Common Beginner Mistakes

Not using aliases. Once you're JOINing multiple tables, column names can collide. Use table.column or AS aliases.

Forgetting NULL handling. WHERE age = NULL doesn't work. NULL comparisons require IS NULL and IS NOT NULL. This trips up almost everyone at first.

Assuming ORDER BY without LIMIT is free. Sorting a million rows you don't need is expensive. If you only want the top 10, say so.

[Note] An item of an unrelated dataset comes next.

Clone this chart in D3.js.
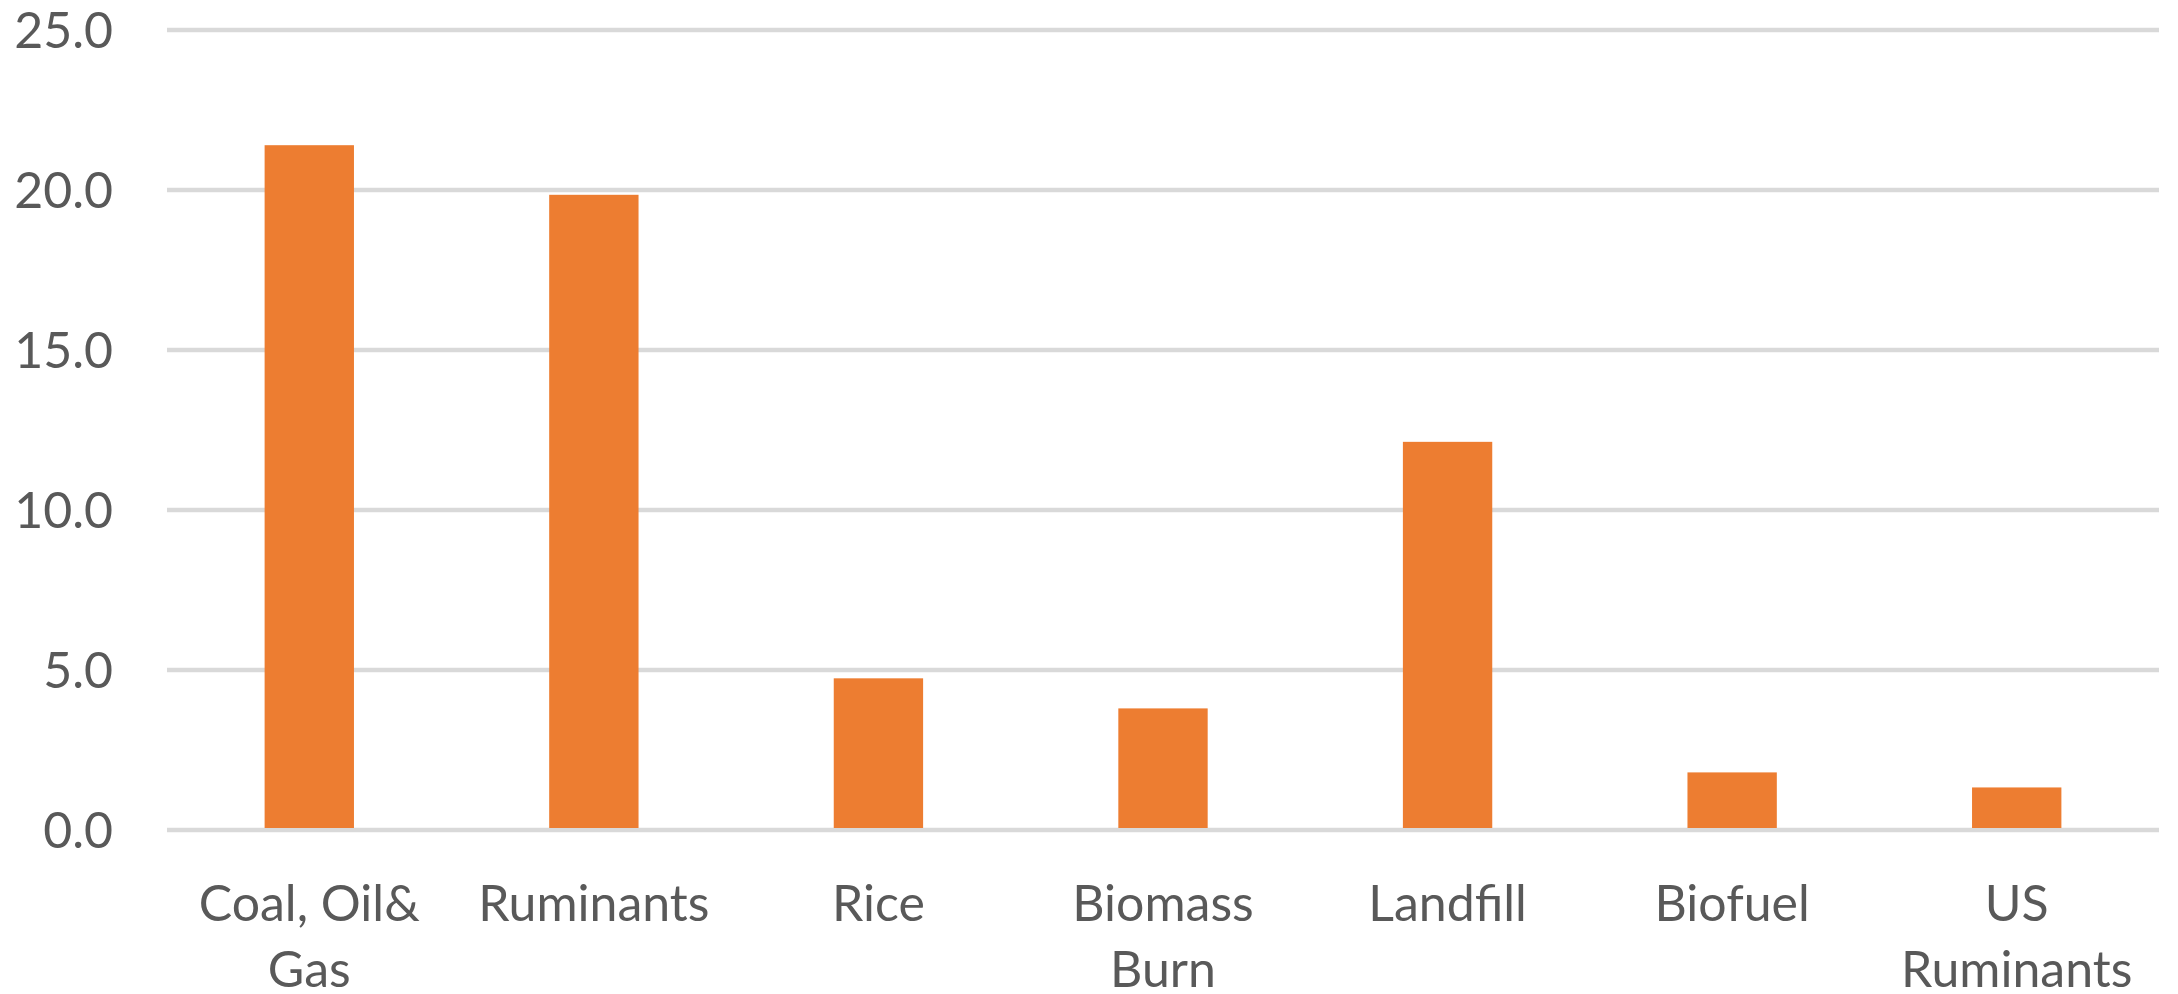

Using SELECT * in production joins. When you join two tables that both have an id column, SELECT * returns both. Explicit column lists avoid the ambiguity.

Dialect Differences

The SQL you write for PostgreSQL is close to what works in MySQL, but not identical. Key differences to watch for:

  • String concatenation: || in PostgreSQL/SQLite, CONCAT() function in MySQL
  • Date/time functions: NOW() works in both PostgreSQL and MySQL; SQLite uses datetime('now')
  • Boolean literals: true/false in PostgreSQL; 1/0 in MySQL and SQLite
  • LIMIT vs TOP: SQLite/PostgreSQL/MySQL use LIMIT; SQL Server uses SELECT TOP n
  • Full-text search: Completely different implementations between engines

For learning purposes, SQLite is the easiest to get started with — it's a single file, no server needed. PostgreSQL is the best choice when you want to graduate to production work.

You can format and pretty-print your SQL queries using our SQL Formatter tool, which makes long queries much easier to read and review. If you're working with data that came from a spreadsheet, CSV to JSON can help you reshape it before importing.

For a deeper dive into how databases actually execute your queries, check out Understanding Database Indexes — it's essential reading once your tables grow past a few thousand rows.

SQL is one of those skills that compounds. The more you write it, the more naturally you think in sets and relations. Start with simple SELECT queries, add JOINs when you're comfortable, and you'll be writing useful real-world queries within a day of practice.